Mar 17, 2009
Giant piezoelectric resistance in FTJs
Researchers at the Hong Kong Polytechnic University have found that applying a mechanical stress to a ferroelectric tunnel junction (FTJ) may modify the structure's tunnel barrier enough to create changes in its electric resistance by orders of magnitude – a phenomenon dubbed giant piezoelectric resistance (GPR).
Using a thermodynamic model and taking into account polarization charge screening in the electrodes and the near-surface inhomogeneous polarization distribution, the group has modeled the tunneling conductance of FTJs and presented the data as a function of the applied mechanical stress (see figure).
The team's results show that the conductance of FTJs can be modulated not only via the polarization orientations, but also by the applied stress, giving rise to a GER-like effect, which can be defined as a GPR effect. Similar to reversing the polarization, reversing a modest applied stress may also change the height of the tunnel barrier enough to produce orders of magnitude change in the electro-resistance.
Indeed, the sensitivity of the GPR system to the applied mechanical stress shows that the GPR system may have sufficient strength to be potentially useful in applications of high-sensitivity electronic and mechanical sensors, memories or other nano-devices.

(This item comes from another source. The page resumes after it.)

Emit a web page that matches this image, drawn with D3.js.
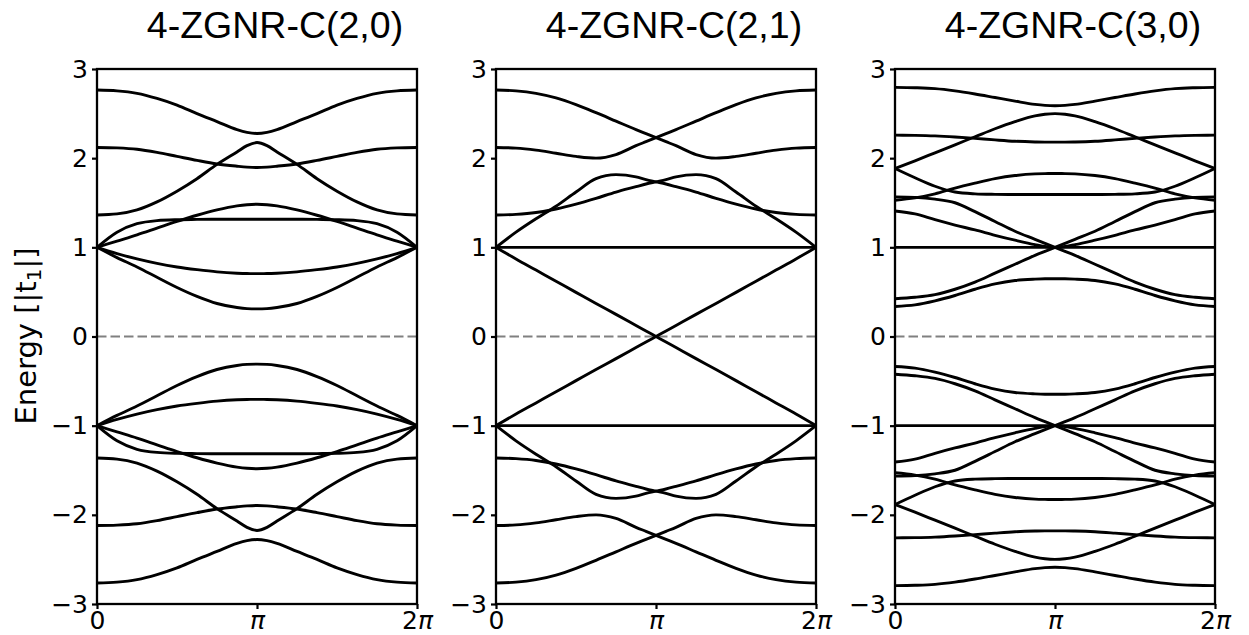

The researchers presented their work in Nanotechnology.
About the author
This work was performed in the Department of Electronics and Information Engineering of the Hong Kong Polytechnic University, in Prof. Chung Ho Woo's Solid-State Electronics group. Research is performed on multi-physical properties of materials and structures in nano-dimensions, with particular attention paid to the phase-transition regime. Much of this work is done in collaboration with other international groups, including UKAEA Culham (Sergei Dudarev), Russian Academy of Science (Moscow, Alexei Semenov), Max-Planck Institute of Metal Research (Stuttgart, Werner Frank), Atomic Energy of Canada (Malcolm Griffiths), RPI (Hanchen Huang), U of Illinois (Lumin Wang), and Chinese institutes like CAS Solid State Physics Institute (Enge Wang), SYSU (Biao Wang), and Institute of Nano-Science NUAA (Wanlin Guo). The results of these studies have put the group in a unique position of international strength and leadership in Hong Kong. To name a few examples, the discovery in 2002 of the 3D-Schwoebel-Ehrlinch barrier, a fundamental quantity that controls crystal growth, attracted a full-page review in Nature in the same year. Success in the development of nano-structured copper thin film in 2003 was included in the Frost & Sullivan's Technical Insight Alert, as a notable item in advanced coating and surface technology. Just published by the group in Physical Review B as an editor-recommended paper, is the world's first large-scale spin-lattice dynamic simulation of ferromagnetic materials applicable to the phase-transition regime. Their work on GPR is another interesting idea along this line of excellent work. Dr Yue Zheng got his PhD from Harbin Institute of Technology in 2007. He has been with Prof. Woo's group since 2003 as a research student and is now a University Postdoctoral Fellow. He has recently been appointed associate professor at SYSU of China.